La version du projet de loi que nous examinons a été enrichie par le Sénat.
Lors de la CMP, monsieur le rapporteur, vous nous avez annoncé la création d'un comité interministériel chargé du suivi des restitutions des biens culturels. Cette annonce visait purement et simplement à dévitaliser la proposition du Sénat de créer un conseil national de réflexion sur la circulation et le retour de biens culturels extra-européens. La solution que vous avez proposée, opportunément et au dernier moment, représente néanmoins une demi-mesure qui ne sera pas à la hauteur des enjeux qui ont incité nos collègues à proposer la création d'un conseil national. Vous affirmiez que ce comité interministériel permettrait de renforcer la transparence. Pourtant, on ne comprend pas très bien la plus-value qu'il apporterait à cet égard. En effet, une telle instance ne paraît pas indispensable pour que le Gouvernement fasse preuve de transparence dans ses décisions de restituer des biens culturels. Surtout, ce comité interministériel resterait par essence rattaché au Gouvernement alors que la pertinence d'un tel organisme réside dans son indépendance vis-à-vis de l'exécutif.

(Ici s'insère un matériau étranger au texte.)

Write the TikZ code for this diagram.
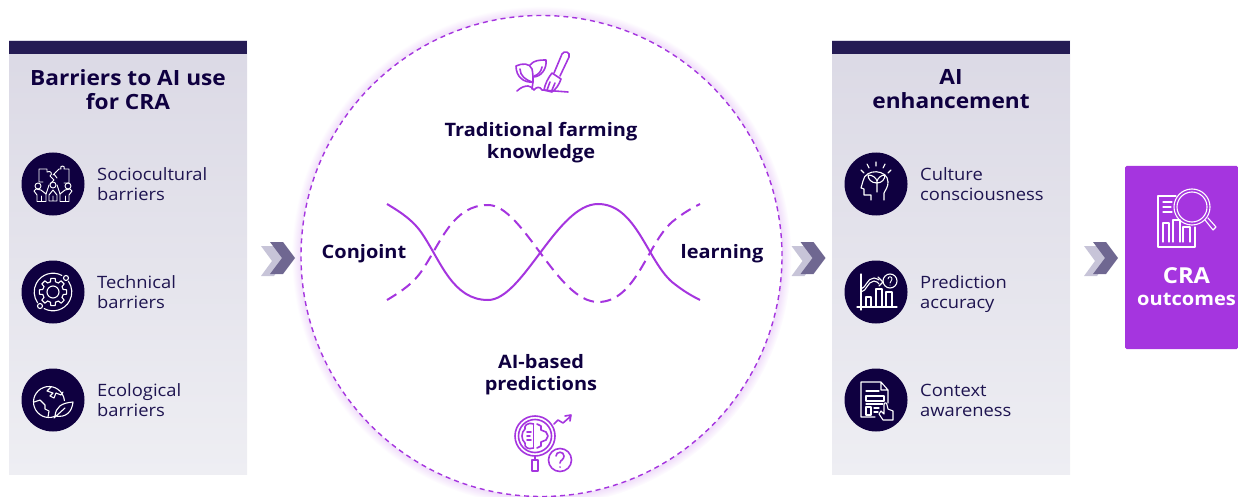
\documentclass[tikz,border=0pt]{standalone}
\usepackage{fontspec}
\setmainfont[FakeStretch=1.08]{Open Sans}
\usetikzlibrary{calc,shadings}
\definecolor{navy}{HTML}{0F0040}
\definecolor{tinkt}{HTML}{1E1450}
\definecolor{purp}{HTML}{A535DF}
\definecolor{panA}{HTML}{DBD9E5}
\definecolor{panB}{HTML}{EEEEF3}
\definecolor{barc}{HTML}{251B54}
\definecolor{chevD}{HTML}{6F6791}
\definecolor{chevL}{HTML}{C7C4D8}
\pgfdeclareradialshading{glow}{\pgfpointorigin}{
  color(0pt)=(white); color(23.6bp)=(white); color(24bp)=(purp!18!white); color(25bp)=(white); color(50bp)=(white)}
\tikzset{
  panel/.style={draw=none,top color=panA,bottom color=panB,minimum width=238pt,minimum height=433pt,inner sep=0pt},
  topbar/.style={fill=barc,draw=none,minimum width=238pt,minimum height=13pt,inner sep=0pt},
  disc/.style={circle,fill=navy,draw=none,minimum size=63pt,inner sep=0pt},
  ttl/.style={font=\fontsize{21}{24}\selectfont\bfseries,text=navy,align=center},
  itm/.style={font=\fontsize{17}{20.5}\selectfont,text=tinkt,align=left,anchor=west,inner sep=0pt},
  ctr/.style={font=\fontsize{18.5}{22}\selectfont\bfseries,text=navy,align=center},
  ic/.style={draw=white,line width=1.1pt,fill=none,line cap=round,line join=round},
  pi/.style={draw=purp,line width=1.6pt,fill=none,line cap=round,line join=round},
  wave/.style={draw=purp,line width=2pt,line cap=butt},
}
\newcommand{\dsc}{\vphantom{gy}}
\newcommand{\chev}[1]{%
  \fill[chevL] ($(#1)+(-16,-11)$) -- ++(13,0) -- ++(11,15) -- ++(-11,15) -- ++(-13,0) -- ++(11,-15) -- cycle;
  \fill[chevD] ($(#1)+(-7,-15)$) -- ++(13,0) -- ++(12,16) -- ++(-12,16) -- ++(-13,0) -- ++(12,-16) -- cycle;
}
\begin{document}
\begin{tikzpicture}[x=1pt,y=-1pt]
\useasboundingbox (0,0) rectangle (1238,497);
% panels
\node[panel] (pL) at (128,257.5) {};
\node[topbar] (bL) at (128,47.5) {};
\node[panel] (pR) at (951,257.5) {};
\node[topbar] (bR) at (951,47.5) {};
\node[ttl] (tL) at (128,89.5) {Barriers to AI use\\for CRA};
\node[ttl] (tR) at (951,89.5) {AI\\enhancement};
% discs
\foreach \n/\x/\y in {d1/53/184,d2/53/292,d3/53/400,e1/876/184,e2/876/292,e3/876/400}
  \node[disc] (\n) at (\x,\y) {};
\node[itm] (i1) at (97,186) {Sociocultural\\barriers\dsc};
\node[itm] (i2) at (97,294) {Technical\\barriers\dsc};
\node[itm] (i3) at (97,402) {Ecological\\barriers\dsc};
\node[itm] (j1) at (920,186) {Culture\\consciousness\dsc};
\node[itm] (j2) at (920,294) {Prediction\\accuracy\dsc};
\node[itm] (j3) at (920,402.5) {Context\\awareness\dsc};
% circle
\shade[shading=glow] (541.5,256) circle (250);
\node[circle,draw=purp,line width=1.4pt,minimum size=481pt,inner sep=0pt,fill=white,dash pattern=on 5pt off 4pt] (C) at (541.5,256) {};
% chevrons
\coordinate (c1) at (277,257);
\coordinate (c2) at (807.5,257);
\coordinate (c3) at (1100,257);
\chev{c1}\chev{c2}\chev{c3}
% outcome box
\node[fill=purp,rounded corners=1.5pt,minimum width=113pt,minimum height=183pt,inner sep=0pt] (O) at (1181.5,257.5) {};
\node[font=\fontsize{22}{24}\selectfont\bfseries,text=white] (o1) at (1186.5,276) {CRA};
\node[font=\fontsize{18.6}{20}\selectfont\bfseries,text=white] (o2) at (1186.5,299) {outcomes};
% centre text
\node[ctr] (k) at (541,143) {Traditional farming\\knowledge};
\node[ctr] (a) at (541,375) {AI-based\\predictions};
\node[ctr] (cj) at (364,254) {Conjoint};
\node[ctr] (lr) at (722,254) {learning};
% waves
\draw[wave] (387,204) .. controls (402,213) and (414,221) .. (423,235) .. controls (441,262) and (453,300) .. (488,300) .. controls (523,300) and (557,204) .. (598,204) .. controls (636,204) and (647,260) .. (672,282) .. controls (682,290) and (690,295) .. (700,300);
\draw[wave,dash pattern=on 11pt off 6.5pt] (387,300) .. controls (402,291) and (414,283) .. (423,269) .. controls (441,242) and (453,205) .. (488,205) .. controls (523,205) and (557,302) .. (598,302) .. controls (636,302) and (647,244) .. (672,222) .. controls (682,214) and (690,209) .. (700,204);
% farm icon
\begin{scope}[shift={(480,40)}]
\draw[pi] (36,26) .. controls (42,23) and (50,23) .. (52,29) .. controls (53,33) and (53,38) .. (53,42) .. controls (44,43) and (36,37) .. (36,26);
\draw[pi] (40,29) .. controls (40,36) and (46,40) .. (52,42);
\draw[pi] (50,25) .. controls (54,20) and (60,20) .. (66,20) .. controls (67,29) and (61,37) .. (53,37);
\draw[pi] (62,27) .. controls (61,32) and (58,35) .. (54,36);
\draw[pi] (53,42) -- (52,49);
\draw[pi] (37,51) .. controls (41,47) and (45,46) .. (48,46) .. controls (51,46) and (52,48) .. (54,50) .. controls (56,47) and (60,46) .. (62,50) -- (88,52);
\draw[pi] (72,33) -- (81,39) .. controls (79,45) and (76,49) .. (72,52) -- (64,50) .. controls (65,44) and (68,38) .. (72,33);
\draw[pi] (70,42) -- (67,50) (75,43) -- (72,50);
\draw[pi] (74,33) -- (82,14) .. controls (84,10) and (91,12) .. (89,17) -- (80,36);
\end{scope}
% AI icon
\begin{scope}[shift={(490,405)}]
\draw[pi] (45,31) circle (20);
\draw[pi] (45,31) circle (16.5);
\draw[pi] (43.5,19) -- (43.5,43);
\draw[pi] (43.5,19) .. controls (37,17) and (34,21) .. (35,24) .. controls (31,27) and (31,35) .. (35,38) .. controls (34,42) and (38,45) .. (43.5,43);
\draw[pi] (37,27) -- (41,27) (37,31) -- (40,31) (37,35) -- (41,35);
\draw[pi] (47,19) -- (51,21) -- (51,25) -- (56,27) -- (58,31) -- (56,35) -- (51,37) -- (51,41) -- (47,43);
\draw[pi] (45,51) -- (45,55);
\draw[pi] (42,55) rectangle (48,66);
\draw[pi] (70,55) circle (11.5);
\draw[pi] (66,51) .. controls (66,46) and (74,46) .. (74,51) .. controls (74,55) and (70,55) .. (70,58) (70,62) -- (70,62.2);
\draw[pi] (64,19) -- (68,15) -- (73,18) -- (81,11) (75,11) -- (81,10) -- (80,16);
\end{scope}
% CRA icon
\begin{scope}[shift={(1070,160)}]
\draw[ic] (106,36) -- (88,36) -- (88,87) -- (125,87) -- (125,67);
\draw[ic] (93,42) -- (102,42) (93,47) -- (101,47) (93,52) -- (102,52);
\draw[ic] (93,82) -- (93,63) -- (99,63) -- (99,82) (103,82) -- (103,60) -- (110,60) -- (110,82) (113,82) -- (113,67) -- (120,67) -- (120,82);
\draw[ic] (122,47) circle (18);
\draw[ic] (122,47) circle (15);
\draw[ic] (135,60) -- (143,70) -- (146,67) -- (138,58);
\end{scope}
% icon 1: puzzle people
\begin{scope}[shift={(20,150)}]
\tikzset{ic/.append style={line width=.95pt}}
\draw[ic] (23,32) -- (19,32) -- (19,19) -- (27,19) -- (27,22) .. controls (31,20) and (33,24) .. (30,26) -- (34,30) -- (30,34);
\draw[ic] (36,22) -- (39,19) -- (41,19) .. controls (39,15) and (46,15) .. (44,19) -- (49,19) -- (49,33) -- (44,33);
\draw[ic] (34,24) -- (37,28) (36,22) -- (33,25);
\draw[ic] (18,36) circle (3) (48,36) circle (3) (33,35) circle (3);
\draw[ic] (17,51) -- (17,45) -- (14,41) -- (16,39) -- (21,40) -- (26,44) (26,51) -- (26,43);
\draw[ic] (17,51) -- (26,51) (21,51) -- (21,46);
\draw[ic] (26,44) -- (29,35) (40,44) -- (37,35);
\draw[ic] (29,51) -- (29,45) -- (33,40) -- (37,45) -- (37,51) -- cycle (33,51) -- (33,46);
\draw[ic] (49,51) -- (49,45) -- (52,41) -- (50,39) -- (45,40) -- (40,44) (40,51) -- (40,43);
\draw[ic] (40,51) -- (49,51) (45,51) -- (45,46);
\end{scope}
% icon 2: gear with orbit
\begin{scope}[shift={(53,292)}]
\draw[ic] (0,0) circle (6);
\foreach \a in {0,45,...,315}{
  \draw[ic] (\a-14:10.5) -- (\a-9:13.8) -- (\a+9:13.8) -- (\a+14:10.5) arc (\a+14:\a+31:10.5);
}
\draw[ic] (0,0) ++(-62:18.8) arc (-62:-215:18.8);
\draw[ic] (0,0) ++(118:18.8) arc (118:-35:18.8);
\draw[ic] (13,-14) circle (2.5);
\draw[ic] (-13,14) circle (2.5);
\end{scope}
% icon 3: globe with leaf
\begin{scope}[shift={(53,400)}]
\draw[ic] (-4,2) ++(58:15.5) arc (58:355:15.5);
\draw[ic] (-2,-13) -- (-6,-9) -- (0,-7) -- (-3,-4) -- (1,-2) -- (3,-7) -- (8,-5) -- (10,-8);
\draw[ic] (-19,2) -- (-13,0) -- (-8,5) -- (-8,9) -- (-4,11) -- (-5,17);
\draw[ic] (2,16) .. controls (3,7) and (8,3) .. (20,2) .. controls (19,12) and (13,18) .. (2,16) -- cycle;
\draw[ic] (1,18) -- (12,8);
\end{scope}
% icon 4: head with plant
\begin{scope}[shift={(876,184)}]
\draw[ic] (12,-2) .. controls (12,-15) and (-11,-16) .. (-13,-3) -- (-15,4) -- (-12,5) -- (-12,11) -- (-5,11) -- (-5,16);
\draw[ic] (8,16) -- (8,9) .. controls (10,5) and (12,3) .. (12,-2);
\draw[ic] (1,8) -- (1,-3) (1,-1) .. controls (-5,-1) and (-8,-5) .. (-8,-9) .. controls (-3,-9) and (0,-6) .. (1,-3) .. controls (2,-6) and (5,-9) .. (9,-9) .. controls (9,-5) and (6,-1) .. (1,-1);
\draw[ic] (0,-22) -- (0,-18) (-9,-20) -- (-7,-16) (9,-20) -- (7,-16) (-15,-14) -- (-12,-11) (15,-14) -- (12,-11);
\end{scope}
% icon 5: chart
\begin{scope}[shift={(876,292)}]
\draw[ic] (-15,-18) -- (-15,18) (-19,15) -- (21,15);
\draw[ic] (-10,15) -- (-10,5) -- (-5,5) -- (-5,15) (0,15) -- (0,-3) -- (6,-3) -- (6,15) (10,15) -- (10,0) -- (16,0) -- (16,15);
\draw[ic] (-15,0) .. controls (-9,-1) and (-9,-10) .. (-2,-11) .. controls (1,-11) and (2,-9) .. (3,-8) (-15,-3) .. controls (-10,-4) and (-9,-14) .. (-2,-14) .. controls (1,-14) and (2,-12) .. (3,-12);
\draw[ic] (3,-6) -- (7,-10) -- (2,-15);
\draw[ic] (14,-11) circle (7);
\draw[ic,line width=.9pt] (12,-13) .. controls (12,-16) and (16,-16) .. (16,-13) .. controls (16,-11) and (14,-11) .. (14,-9) (14,-7) -- (14,-6.8);
\end{scope}
% icon 6: document and hand
\begin{scope}[shift={(876,400)}]
\draw[ic] (-1,17) -- (-15,17) -- (-15,-18) -- (5,-18) -- (12,-10) -- (12,3) (5,-18) -- (5,-10) -- (12,-10);
\draw[ic] (-10,-9) -- (3,-9);
\draw[ic] (-10,-4) rectangle (8,1);
\draw[ic] (-10,4) -- (7,4);
\draw[ic] (-10,7) rectangle (-5,15);
\draw[ic] (-2,8) -- (3,8) (-2,12) -- (2,12);
\draw[ic] (3,14) -- (7,20) -- (17,20) -- (17,11) -- (12,9) -- (11,5) .. controls (11,2) and (8,2) .. (8,5) -- (8,14) -- (5,11) -- cycle;
\end{scope}
\end{tikzpicture}
\end{document}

Le but poursuivi par la création d'un conseil national de réflexion est effectivement de s'opposer au fait du prince que l'on a pu observer par le passé et encore tout récemment. Nous ne comprenons donc pas les manœuvres que la majorité présidentielle a esquissées pour tenter de justifier le refus de la disposition proposée par le Sénat. Cela est d'autant plus incompréhensible que, lors de la première lecture, ce texte avait fait l'objet d'un véritable consensus. Il est dommage que celui-ci soit brisé par cette attitude, qui fait naître d'inutiles crispations sur un texte qui devrait recueillir sans mal l'unanimité.
La proposition de créer un conseil national de réflexion sur la circulation et le retour de biens culturels extra-européens est pourtant équilibrée, en raison des compétences scientifiques de celui-ci, et ne devrait avoir aucun mal à être adoptée. Ce conseil devrait permettre de défendre le principe d'inaliénabilité des collections publiques auquel, je le redis, nous sommes particulièrement attachés.
Ce principe a été mis à mal au cours des dernières années du fait de décisions de l'exécutif prises sans concertation. En témoigne l'exemple récent et particulièrement préoccupant de la restitution de la couronne décorative du dais de la dernière reine de Madagascar, Ranavalona III. Ces restitutions sont opérées sous forme de prêts en attendant que le Parlement confirme par la loi le fait accompli et le fait du prince, décidés sans concertation. Aucun élément ne laisse pourtant penser que ce bien culturel a fait l'objet d'un pillage qui pourrait justifier une restitution. Surtout, ce transfert est mis au service de l'opération de communication d'un président malgache qui pourrait être la cible des critiques de nombre de nos collègues.
Cette couronne va rejoindre l'enceinte royale du Rova au sujet de laquelle le Comité du patrimoine mondial de l'UNESCO a fait part de son inquiétude. Le pouvoir malgache a en effet décidé la construction, dans cette enceinte, d'un colisée en béton qui a suscité la polémique. Nous sommes donc loin des garanties souhaitées en matière de qualité de conservation du patrimoine culturel.
Cet exemple récent illustre davantage encore la nécessité de créer le conseil proposé par le Sénat. Lui seul assurerait une bonne information du Parlement, lui permettant de contrôler l'action du Gouvernement en la matière. Sans une telle instance, le déséquilibre des pouvoirs persisterait. Le conseil national de réflexion permettrait d'offrir des garanties, d'élaborer une méthode et de sécuriser les procédures de restitution des biens culturels. Le groupe Les Républicains souhaite donc son maintien dans le texte. Aussi ne votera-t-il pas les amendements déposés par la majorité visant à le supprimer.